## What you are asked to do
Restate the data below word for word. Skip any images it contains.

■ ■ ■ ■

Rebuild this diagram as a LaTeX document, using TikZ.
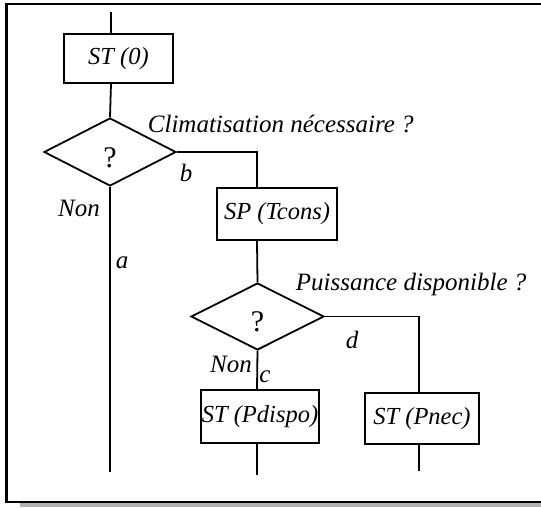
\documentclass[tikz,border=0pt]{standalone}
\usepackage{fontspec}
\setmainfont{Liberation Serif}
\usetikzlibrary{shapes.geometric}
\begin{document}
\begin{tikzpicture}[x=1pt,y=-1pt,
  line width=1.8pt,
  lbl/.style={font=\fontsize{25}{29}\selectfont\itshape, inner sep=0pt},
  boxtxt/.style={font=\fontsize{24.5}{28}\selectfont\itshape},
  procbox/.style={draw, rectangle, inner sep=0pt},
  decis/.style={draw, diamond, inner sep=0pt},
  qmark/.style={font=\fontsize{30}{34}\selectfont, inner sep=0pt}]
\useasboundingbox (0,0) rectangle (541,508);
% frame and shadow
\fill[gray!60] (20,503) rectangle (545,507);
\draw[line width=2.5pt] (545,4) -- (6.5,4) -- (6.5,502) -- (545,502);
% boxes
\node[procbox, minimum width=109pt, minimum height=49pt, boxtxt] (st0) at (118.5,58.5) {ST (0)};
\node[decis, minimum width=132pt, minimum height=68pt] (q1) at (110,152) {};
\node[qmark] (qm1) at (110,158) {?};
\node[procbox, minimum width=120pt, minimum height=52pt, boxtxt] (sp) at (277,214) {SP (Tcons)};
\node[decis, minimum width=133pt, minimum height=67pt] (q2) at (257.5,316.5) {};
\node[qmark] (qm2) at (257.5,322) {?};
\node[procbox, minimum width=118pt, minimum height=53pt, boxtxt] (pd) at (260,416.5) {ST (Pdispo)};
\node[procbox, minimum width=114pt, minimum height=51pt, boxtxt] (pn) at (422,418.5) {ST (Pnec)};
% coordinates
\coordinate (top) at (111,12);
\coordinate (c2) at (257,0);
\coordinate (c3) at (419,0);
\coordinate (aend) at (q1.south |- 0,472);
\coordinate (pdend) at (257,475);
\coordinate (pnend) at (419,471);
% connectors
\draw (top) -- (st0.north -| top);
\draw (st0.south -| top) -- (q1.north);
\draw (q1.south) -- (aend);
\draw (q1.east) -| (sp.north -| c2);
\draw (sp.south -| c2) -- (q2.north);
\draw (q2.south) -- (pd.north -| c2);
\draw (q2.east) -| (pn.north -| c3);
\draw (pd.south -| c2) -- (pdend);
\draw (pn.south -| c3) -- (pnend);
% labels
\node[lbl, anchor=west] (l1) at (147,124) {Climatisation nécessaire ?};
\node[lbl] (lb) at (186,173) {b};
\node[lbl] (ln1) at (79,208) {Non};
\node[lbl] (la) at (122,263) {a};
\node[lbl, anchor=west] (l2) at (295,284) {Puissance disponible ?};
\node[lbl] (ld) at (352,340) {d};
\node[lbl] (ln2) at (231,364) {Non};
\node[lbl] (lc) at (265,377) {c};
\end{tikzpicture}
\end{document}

■ ■ ■ ■

## Final result
Rebuild this diagram as a LaTeX document, using TikZ.
\documentclass[tikz,border=0pt]{standalone}
\usepackage{fontspec}
\setmainfont{Liberation Serif}
\usetikzlibrary{shapes.geometric}
\begin{document}
\begin{tikzpicture}[x=1pt,y=-1pt,
  line width=1.8pt,
  lbl/.style={font=\fontsize{25}{29}\selectfont\itshape, inner sep=0pt},
  boxtxt/.style={font=\fontsize{24.5}{28}\selectfont\itshape},
  procbox/.style={draw, rectangle, inner sep=0pt},
  decis/.style={draw, diamond, inner sep=0pt},
  qmark/.style={font=\fontsize{30}{34}\selectfont, inner sep=0pt}]
\useasboundingbox (0,0) rectangle (541,508);
% frame and shadow
\fill[gray!60] (20,503) rectangle (545,507);
\draw[line width=2.5pt] (545,4) -- (6.5,4) -- (6.5,502) -- (545,502);
% boxes
\node[procbox, minimum width=109pt, minimum height=49pt, boxtxt] (st0) at (118.5,58.5) {ST (0)};
\node[decis, minimum width=132pt, minimum height=68pt] (q1) at (110,152) {};
\node[qmark] (qm1) at (110,158) {?};
\node[procbox, minimum width=120pt, minimum height=52pt, boxtxt] (sp) at (277,214) {SP (Tcons)};
\node[decis, minimum width=133pt, minimum height=67pt] (q2) at (257.5,316.5) {};
\node[qmark] (qm2) at (257.5,322) {?};
\node[procbox, minimum width=118pt, minimum height=53pt, boxtxt] (pd) at (260,416.5) {ST (Pdispo)};
\node[procbox, minimum width=114pt, minimum height=51pt, boxtxt] (pn) at (422,418.5) {ST (Pnec)};
% coordinates
\coordinate (top) at (111,12);
\coordinate (c2) at (257,0);
\coordinate (c3) at (419,0);
\coordinate (aend) at (q1.south |- 0,472);
\coordinate (pdend) at (257,475);
\coordinate (pnend) at (419,471);
% connectors
\draw (top) -- (st0.north -| top);
\draw (st0.south -| top) -- (q1.north);
\draw (q1.south) -- (aend);
\draw (q1.east) -| (sp.north -| c2);
\draw (sp.south -| c2) -- (q2.north);
\draw (q2.south) -- (pd.north -| c2);
\draw (q2.east) -| (pn.north -| c3);
\draw (pd.south -| c2) -- (pdend);
\draw (pn.south -| c3) -- (pnend);
% labels
\node[lbl, anchor=west] (l1) at (147,124) {Climatisation nécessaire ?};
\node[lbl] (lb) at (186,173) {b};
\node[lbl] (ln1) at (79,208) {Non};
\node[lbl] (la) at (122,263) {a};
\node[lbl, anchor=west] (l2) at (295,284) {Puissance disponible ?};
\node[lbl] (ld) at (352,340) {d};
\node[lbl] (ln2) at (231,364) {Non};
\node[lbl] (lc) at (265,377) {c};
\end{tikzpicture}
\end{document}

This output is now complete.